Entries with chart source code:
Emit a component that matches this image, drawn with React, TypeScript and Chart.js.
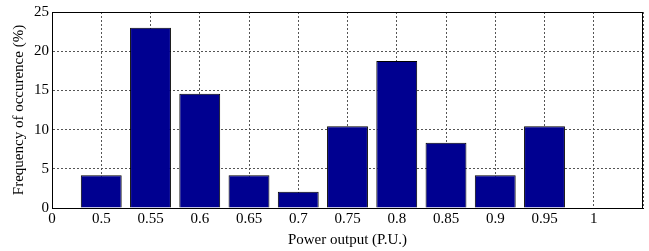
import React, { useEffect, useRef } from "react";
import { Chart, registerables } from "chart.js";

Chart.register(...registerables);

const tickLabels = ["0", "0.5", "0.55", "0.6", "0.65", "0.7", "0.75", "0.8", "0.85", "0.9", "0.95", "1", ""];
const categories = ["0.5", "0.55", "0.6", "0.65", "0.7", "0.75", "0.8", "0.85", "0.9", "0.95"];
const frequencies = [4.17, 23.0, 14.58, 4.17, 2.08, 10.42, 18.75, 8.33, 4.17, 10.42];
const yTicks = [0, 5, 10, 15, 20, 25];

const FONT = "'Liberation Serif', 'Times New Roman', serif";

const boxPlugin = {
  id: "box",
  afterDraw(chart: any) {
    const { ctx, chartArea } = chart;
    ctx.save();
    ctx.strokeStyle = "#000";
    ctx.lineWidth = 1;
    ctx.setLineDash([]);
    ctx.strokeRect(
      Math.round(chartArea.left) + 0.5,
      Math.round(chartArea.top) + 0.5,
      Math.round(chartArea.right - chartArea.left) - 1,
      Math.round(chartArea.bottom - chartArea.top)
    );
    ctx.restore();
  },
};

export default function App() {
  const ref = useRef<HTMLCanvasElement | null>(null);

  useEffect(() => {
    document.body.style.margin = "0";
    const canvas = ref.current;
    if (!canvas) return;
    const data = categories.map((c, i) => ({ x: tickLabels.indexOf(c), y: frequencies[i] }));
    const chart = new Chart(canvas, {
      type: "bar",
      data: {
        datasets: [
          {
            data: data as any,
            backgroundColor: "#000090",
            borderColor: "#000000",
            borderWidth: 1,
            barPercentage: 0.83,
            categoryPercentage: 1,
          },
        ],
      },
      plugins: [boxPlugin],
      options: {
        animation: false,
        responsive: false,
        maintainAspectRatio: false,
        layout: { padding: { left: 0, right: 6, top: 11, bottom: 0 } },
        plugins: { legend: { display: false }, tooltip: { enabled: false } },
        scales: {
          x: {
            type: "linear",
            min: 0,
            max: tickLabels.length - 1,
            offset: false,
            afterFit: (s: any) => {
              s.height = 43;
            },
            afterBuildTicks: (s: any) => {
              s.ticks = tickLabels.map((_, i) => ({ value: i }));
            },
            ticks: {
              stepSize: 1,
              autoSkip: false,
              maxRotation: 0,
              padding: 2,
              color: "#000",
              font: { family: FONT, size: 15 },
              callback: (v: any) => tickLabels[Math.round(Number(v))] ?? "",
            },
            grid: {
              offset: false,
              color: "#555",
              lineWidth: 1,
              drawTicks: false,
            },
            border: { display: true, color: "#000", dash: [2, 2] },
            title: {
              display: true,
              text: "Power output (P.U.)",
              color: "#000",
              font: { family: FONT, size: 15 },
              padding: { top: 0, bottom: 2 },
            },
          },
          y: {
            min: 0,
            max: 25,
            afterFit: (s: any) => {
              s.width = 52;
            },
            afterBuildTicks: (s: any) => {
              s.ticks = yTicks.map((v) => ({ value: v }));
            },
            ticks: {
              stepSize: 5,
              padding: 3,
              color: "#000",
              font: { family: FONT, size: 15 },
            },
            grid: {
              color: "#555",
              lineWidth: 1,
              drawTicks: false,
            },
            border: { display: true, color: "#000", dash: [2, 2] },
            title: {
              display: true,
              text: "Frequency of occurence (%)",
              color: "#000",
              font: { family: FONT, size: 15 },
              padding: { top: 10, bottom: 0 },
            },
          },
        },
      },
    });
    return () => chart.destroy();
  }, []);

  return (
    <div style={{ width: 649, height: 251 }}>
      <canvas ref={ref} width={649} height={251} style={{ display: "block" }} />
    </div>
  );
}
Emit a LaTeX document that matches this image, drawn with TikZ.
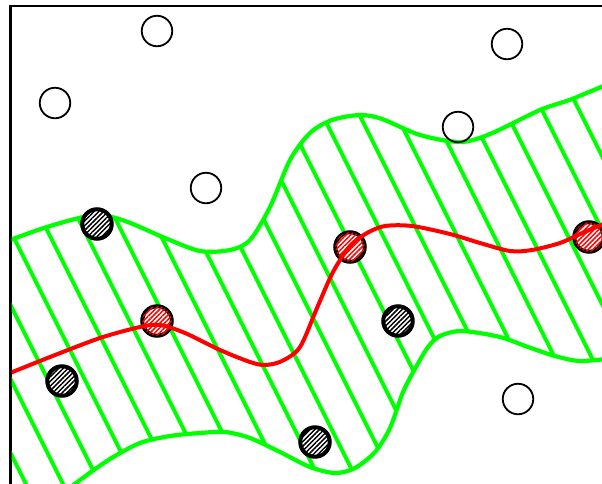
\documentclass[tikz,border=0pt]{standalone}
\usepackage{xcolor}
\usetikzlibrary{patterns.meta}

\tikzset{
  band/.style={green, line width=4.2pt},
  hatch/.style={green, line width=4pt},
  track/.style={red, line width=4pt},
  free/.style={circle, draw=black, line width=1.8pt, minimum size=30.5pt, inner sep=0pt},
  hit/.style={circle, draw=black, line width=4pt, minimum size=29.5pt, inner sep=0pt, fill=white,
    postaction={pattern={Lines[angle=45,distance=3.3pt,line width=1.5pt]}, pattern color=#1}},
  hit/.default=black
}

\begin{document}
\begin{tikzpicture}[x=1pt,y=-1pt]
\useasboundingbox (0,0) rectangle (602,483);
\begin{scope}
\clip (0,0) rectangle (602,483);
\draw[line width=2.2pt] (10.5,495) -- (10.5,6) -- (615,6);
\begin{scope}
\clip (11.6,7.1) rectangle (602,483);

\begin{scope}
\clip plot[smooth] coordinates {(-10,247) (10,240) (50,226) (95,215) (125,221) (165,238) (200,251) (230,250) (250,240) (270,207) (290,160) (310,133) (332,120) (360,115) (382,119) (420,135) (460,142) (490,134) (540,110) (572,99) (615,81)}
  -- plot[smooth] coordinates {(615,358) (580,361) (555,356) (528,347) (500,337) (462,331) (440,336) (428,347) (416,367) (403,392) (390,428) (375,452) (355,468) (335,473) (310,467) (280,452) (250,438) (225,432) (200,433) (170,436) (140,443) (110,459) (80,480) (50,503) (-10,550)} -- cycle;
\draw[hatch] (-216,0) -- (29,490);
\draw[hatch] (-179,0) -- (66,490);
\draw[hatch] (-142,0) -- (103,490);
\draw[hatch] (-105,0) -- (140,490);
\draw[hatch] (-68,0) -- (177,490);
\draw[hatch] (-31,0) -- (214,490);
\draw[hatch] (6,0) -- (251,490);
\draw[hatch] (43,0) -- (288,490);
\draw[hatch] (80,0) -- (325,490);
\draw[hatch] (117,0) -- (362,490);
\draw[hatch] (154,0) -- (399,490);
\draw[hatch] (191,0) -- (436,490);
\draw[hatch] (228,0) -- (473,490);
\draw[hatch] (265,0) -- (510,490);
\draw[hatch] (302,0) -- (547,490);
\draw[hatch] (339,0) -- (584,490);
\draw[hatch] (376,0) -- (621,490);
\draw[hatch] (413,0) -- (658,490);
\draw[hatch] (450,0) -- (695,490);
\draw[hatch] (487,0) -- (732,490);
\draw[hatch] (524,0) -- (769,490);
\end{scope}
\draw[band] plot[smooth] coordinates {(-10,247) (10,240) (50,226) (95,215) (125,221) (165,238) (200,251) (230,250) (250,240) (270,207) (290,160) (310,133) (332,120) (360,115) (382,119) (420,135) (460,142) (490,134) (540,110) (572,99) (615,81)};
\draw[band] plot[smooth] coordinates {(615,358) (580,361) (555,356) (528,347) (500,337) (462,331) (440,336) (428,347) (416,367) (403,392) (390,428) (375,452) (355,468) (335,473) (310,467) (280,452) (250,438) (225,432) (200,433) (170,436) (140,443) (110,459) (80,480) (50,503) (-10,550)};

\node[free] (f1) at (157,31) {};
\node[free] (f2) at (507,44) {};
\node[free] (f3) at (55,103) {};
\node[free] (f4) at (458,127) {};
\node[free] (f5) at (206,188) {};
\node[free] (f6) at (518,399) {};

\node[hit] (b1) at (97,224) {};
\node[hit] (b2) at (62,381) {};
\node[hit] (b3) at (398,321) {};
\node[hit] (b4) at (315,442) {};

\node[hit=red] (r1) at (157,321) {};
\node[hit=red] (r2) at (350,247) {};
\node[hit=red] (r3) at (589,237) {};

\draw[track] plot[smooth] coordinates {(-10,381) (10,373) (50,357) (100,338) (140,327) (160,325) (185,333) (220,350) (250,362) (265,365) (282,361) (300,347) (317,308) (333,272) (350,246) (367,233) (385,226) (412,226) (450,234) (480,243) (510,251) (532,250) (560,243) (580,234) (615,219)};
\end{scope}
\end{scope}
\end{tikzpicture}
\end{document}
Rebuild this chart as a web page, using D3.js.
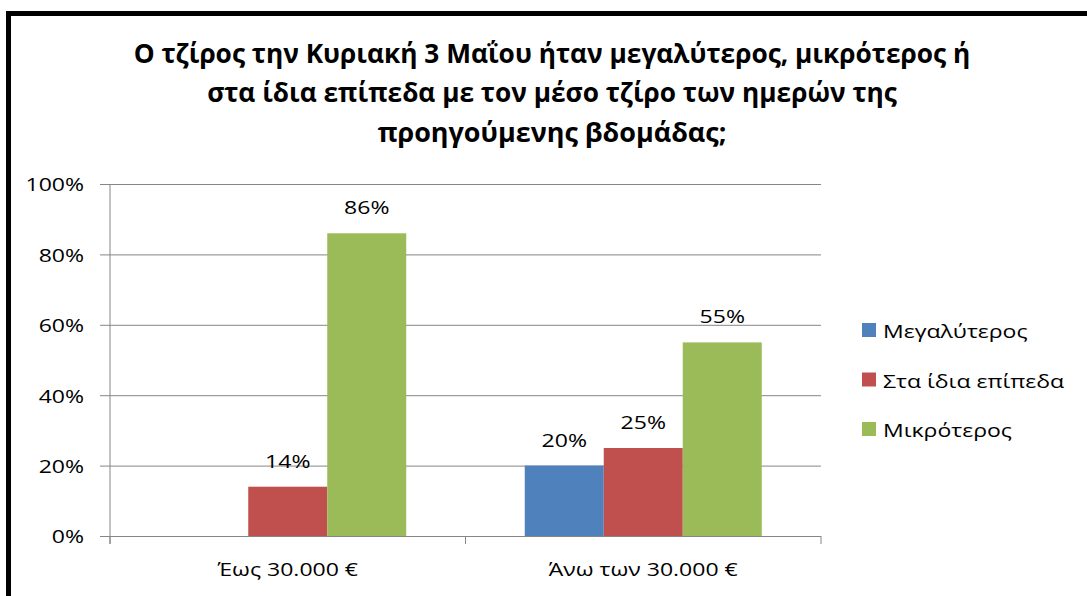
<!DOCTYPE html>
<html>
<head>
<meta charset="utf-8">
<script src="https://cdn.jsdelivr.net/npm/d3@7"></script>
<style>
    body { margin: 0; background: #fff; }
    text { font-family: "Open Sans", sans-serif; fill: #000; }
</style>
</head>
<body>
<svg id="chart" width="1087" height="596"></svg>
<script>
// values
const categories = ["Έως 30.000 €", "Άνω των 30.000 €"];
const seriesNames = ["Μεγαλύτερος", "Στα ίδια επίπεδα", "Μικρότερος"];
const seriesColors = ["#4F81BD", "#C0504D", "#9BBB59"];
const megalyteros = [null, 0.20];
const staIdia = [0.14, 0.25];
const mikroteros = [0.86, 0.55];
const yTicks = [0, 0.2, 0.4, 0.6, 0.8, 1];
const titleLines = [
    "Ο τζίρος την Κυριακή 3 Μαΐου ήταν μεγαλύτερος, μικρότερος ή",
    "στα ίδια επίπεδα με τον μέσο τζίρο των ημερών της",
    "προηγούμενης βδομάδας;"
];

const seriesValues = [megalyteros, staIdia, mikroteros];

const svg = d3.select("#chart");
const stretch = 1.28;   // the picture's text is wider than the font

const plot = { left: 110, right: 821, top: 184, bottom: 536 };
const gridColor = "#868686";

// outer frame, only left and top edges fall inside the picture
svg.append("rect")
    .attr("x", 8.5)
    .attr("y", 13.5)
    .attr("width", 1200)
    .attr("height", 700)
    .attr("fill", "none")
    .attr("stroke", "#000")
    .attr("stroke-width", 5);

// title
const titleWidths = [837, 690, 349];
const titleBase = [63, 102, 142];
titleLines.forEach((line, i) => {
    let t = svg.append("text")
        .attr("x", 552)
        .attr("y", titleBase[i])
        .attr("text-anchor", "middle")
        .attr("font-weight", "bold")
        .attr("font-size", 22)
        .text(line);
    let len = t.node().getComputedTextLength();
    t.attr("font-size", 22 * titleWidths[i] / len);
});

const x0 = d3.scaleBand()
    .domain(categories)
    .range([plot.left, plot.right]);

const x1 = d3.scaleBand()
    .domain(seriesNames)
    .range([0, x0.bandwidth()])
    .paddingOuter(0.75);

const y = d3.scaleLinear()
    .domain([0, 1])
    .range([plot.bottom, plot.top]);

// gridlines + y axis
const yAxis = d3.axisLeft(y)
    .tickValues(yTicks)
    .tickSize(-(plot.right - plot.left))
    .tickFormat(d3.format(".0%"));

const yg = svg.append("g")
    .attr("transform", "translate(" + plot.left + ",0)")
    .call(yAxis);

yg.select(".domain").remove();
yg.selectAll(".tick line")
    .attr("x1", -10)
    .attr("stroke", gridColor)
    .attr("stroke-width", 1);
yg.selectAll(".tick text")
    .attr("x", 0)
    .attr("dy", null)
    .attr("dominant-baseline", "central")
    .attr("font-size", 18)
    .attr("text-anchor", "end")
    .attr("transform", "translate(-26,0) scale(" + stretch + ",1)");

// vertical axis line
svg.append("line")
    .attr("x1", plot.left).attr("x2", plot.left)
    .attr("y1", plot.top).attr("y2", plot.bottom + 8)
    .attr("stroke", gridColor);

// category ticks below the base line
const catEdges = categories.map(c => x0(c)).concat([plot.right]);
svg.selectAll("line.catTick")
    .data(catEdges)
    .enter()
    .append("line")
    .attr("class", "catTick")
    .attr("x1", d => d).attr("x2", d => d)
    .attr("y1", plot.bottom).attr("y2", plot.bottom + 8)
    .attr("stroke", gridColor);

// bars
const groups = svg.selectAll("g.cat")
    .data(categories)
    .enter()
    .append("g")
    .attr("class", "cat")
    .attr("transform", d => "translate(" + x0(d) + ",0)");

groups.each(function (cat, ci) {
    let g = d3.select(this);
    seriesNames.forEach((name, si) => {
        let v = seriesValues[si][ci];
        if (v == null) return;
        g.append("rect")
            .attr("x", x1(name))
            .attr("y", y(v))
            .attr("width", x1.bandwidth())
            .attr("height", y(0) - y(v))
            .attr("fill", seriesColors[si]);

        g.append("text")
            .attr("text-anchor", "middle")
            .attr("font-size", 18)
            .attr("transform", "translate(" + (x1(name) + x1.bandwidth() / 2) + "," + (y(v) - 19) + ") scale(" + stretch + ",1)")
            .text(d3.format(".0%")(v));
    });
});

// category labels
svg.selectAll("text.catLabel")
    .data(categories)
    .enter()
    .append("text")
    .attr("class", "catLabel")
    .attr("text-anchor", "middle")
    .attr("font-size", 18)
    .attr("transform", d => "translate(" + (x0(d) + x0.bandwidth() / 2) + ",576) scale(" + stretch + ",1)")
    .text(d => d);

// legend
const legend = svg.append("g")
    .attr("transform", "translate(862,323)");

seriesNames.forEach((name, i) => {
    legend.append("rect")
        .attr("x", 0)
        .attr("y", i * 49.5)
        .attr("width", 14)
        .attr("height", 14)
        .attr("fill", seriesColors[i]);

    legend.append("text")
        .attr("font-size", 18)
        .attr("transform", "translate(21," + (i * 49.5 + 15) + ") scale(" + stretch + ",1)")
        .text(name);
});
</script>
</body>
</html>
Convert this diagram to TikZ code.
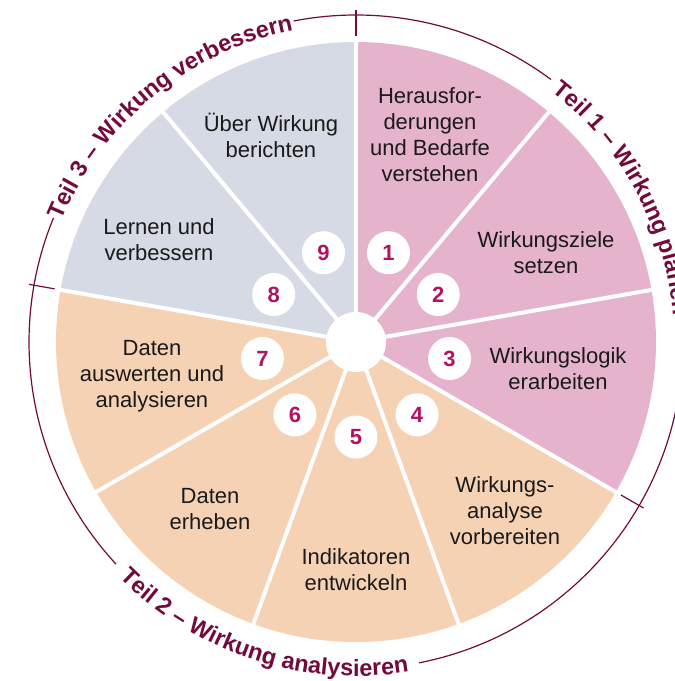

Exercise: Each line from the top of the material through the line containing "Chart.register(...registerables);" should be reproduced exactly; please drop any images.

Response:
Emit a component that matches this image, drawn with React, TypeScript and Chart.js.
import React, { useEffect, useRef } from "react";
import { Chart, registerables } from "chart.js";

Chart.register(...registerables);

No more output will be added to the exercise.